The researchers described their proof-of-concept in Proceedings of the National Academy of Sciences last week. It involved developing two types of phages that target the common gut bacterium, E. coli.
One was a 'lytic' phage that killed the bacterium. But researchers also used a method for gene-editing called CRISPR-Cas in a 'temperate' phage that could then inject the E. coli with specifically prepared DNA. This hijacking both destroyed the E. coli's antibiotic resistance, and protected them from the murderous lytic phage.
Attacked by deadly phages on the one hand, and DNA-hijacking phages on the other, the bacteria in this experiment were forced to change their path of evolution. A bacterium that can't be killed by the lytic phage has an advantage over a bacterium that can be. As a result, the hijacked E. coli, even though they were sensitive to antibiotics, survived the phage attack and took over the population.

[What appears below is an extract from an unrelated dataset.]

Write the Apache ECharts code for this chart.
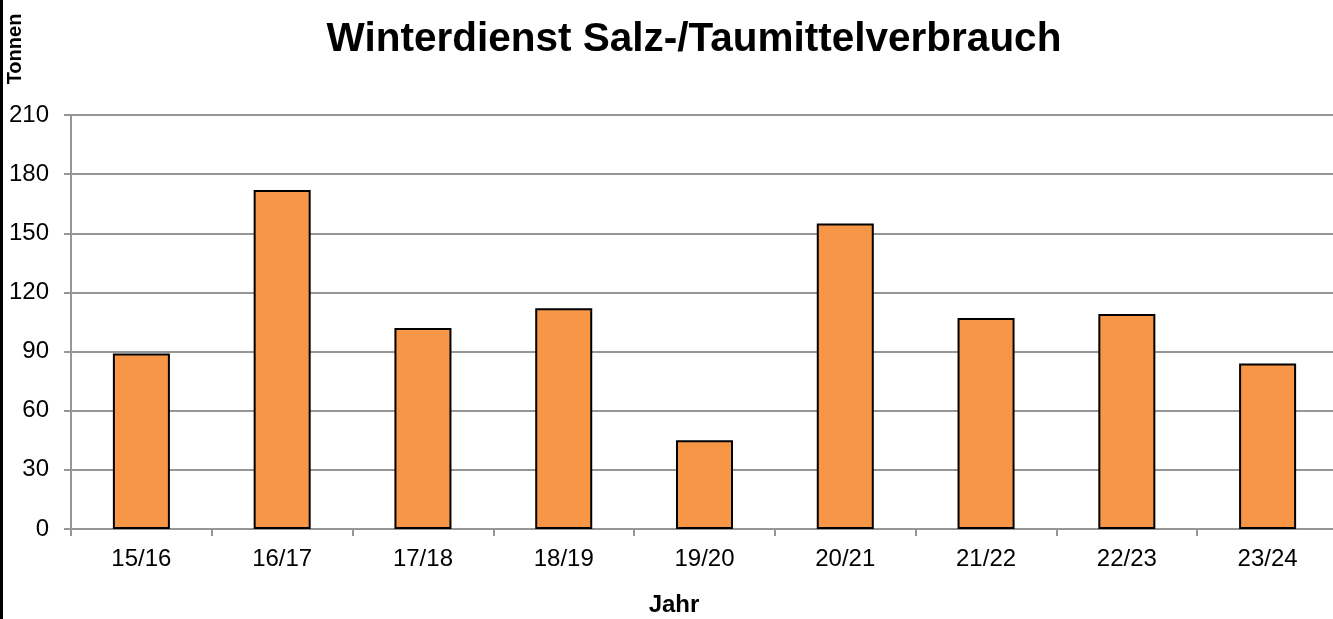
<!DOCTYPE html>
<html>
<head>
    <meta charset="utf-8">
    <title>Winterdienst Salz-/Taumittelverbrauch</title>
    <script src="https://cdn.jsdelivr.net/npm/echarts@6/dist/echarts.min.js"></script>
    <style>
        html, body { margin: 0; padding: 0; background: #fff; overflow: hidden; }
        #main { width: 1345px; height: 619px; border-left: 3px solid #000; }
    </style>
</head>
<body>
<div id="main"></div>
<script type="text/javascript">
    // Daten
    var seasons = ['15/16', '16/17', '17/18', '18/19', '19/20', '20/21', '21/22', '22/23', '23/24'];
    var tonnen = [89, 172, 102, 112, 45, 155, 107, 109, 84];
    var yTicks = [0, 30, 60, 90, 120, 150, 180, 210];

    var myChart = echarts.init(document.getElementById('main'));

    var font = '"Liberation Sans", Arial, sans-serif';

    var option = {
        animation: false,
        title: {
            text: 'Winterdienst Salz-/Taumittelverbrauch',
            left: 686,
            textAlign: 'center',
            top: 14,
            textStyle: { fontFamily: font, fontSize: 40.5, fontWeight: 'bold', color: '#000' }
        },
        graphic: [{
            type: 'text',
            x: 12,
            y: 49,
            rotation: Math.PI / 2,
            style: { text: 'Tonnen', font: 'bold 20px ' + font, fill: '#000', align: 'center', verticalAlign: 'middle' }
        }, {
            type: 'text',
            x: 671,
            y: 605,
            style: { text: 'Jahr', font: 'bold 24px ' + font, fill: '#000', align: 'center', verticalAlign: 'middle' }
        }],
        grid: { left: 68, right: 10, top: 115, bottom: 90 },
        xAxis: {
            type: 'category',
            data: seasons,
            axisLine: { lineStyle: { color: '#969696', width: 2 } },
            axisTick: { show: true, length: 7, lineStyle: { color: '#969696', width: 2 } },
            axisLabel: { fontFamily: font, fontSize: 24, color: '#000', margin: 18 }
        },
        yAxis: {
            type: 'value',
            min: yTicks[0],
            max: yTicks[yTicks.length - 1],
            interval: 30,
            axisLine: { show: true, lineStyle: { color: '#969696', width: 2 } },
            axisTick: { show: true, length: 7, lineStyle: { color: '#969696', width: 2 } },
            axisLabel: { fontFamily: font, fontSize: 24, color: '#000', margin: 22 },
            splitLine: { lineStyle: { color: '#969696', width: 2 } }
        },
        series: [{
            name: 'Tonnen',
            type: 'bar',
            data: tonnen,
            barWidth: '40.5%',
            itemStyle: { color: '#f79646', borderColor: '#000', borderWidth: 2 }
        }]
    };

    myChart.setOption(option);
</script>
</body>
</html>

As the team noted in their paper, "[s]ensitising bacteria to various antibiotic resistance genes may easily be accomplished by the CRISPR-Cas system, as it can be programmed to eliminate any gene of interest."
The method "demonstrates that bacteria can be sensitised to approved and useful antibiotics following delivery of a rationally designed CRISPR-Cas system," the researchers report, adding that, "It does not aim to directly kill treated bacteria, but rather to sensitise them to antibiotics and to kill the non-sensitised bacteria."
Most phages only attack one species of bacteria, which means that it's possible to use this method to only target one bacterial population without disrupting the others. However, the researchers say that most pathogens do have a corresponding virus somewhere out there that would be happy to attack it. Therefore it might be possible to design a whole army of phages that can each take on a wider range of the bacterial species. It would make for an impressive, albeit invisible, war campaign.
Unlike antibiotics, which have small molecules, phages are difficult to insert into living tissue. But with this method, we could treat bacterial populations outside the body. The authors state that these designer phages could be added to hand sanitisers and surface-cleaning sprays in hospitals, where they would proceed to wage war on the superbugs. After the phage assault, more and more bacteria in the population would remain antibiotic-sensitive, and this might even prevent new resistant bugs from emerging.
As the team concludes in the paper, if their strategy is used broadly, it would potentially change the nature of hospital-acquired infections "by making the bacteria more susceptible rather than more resistant to antibiotics".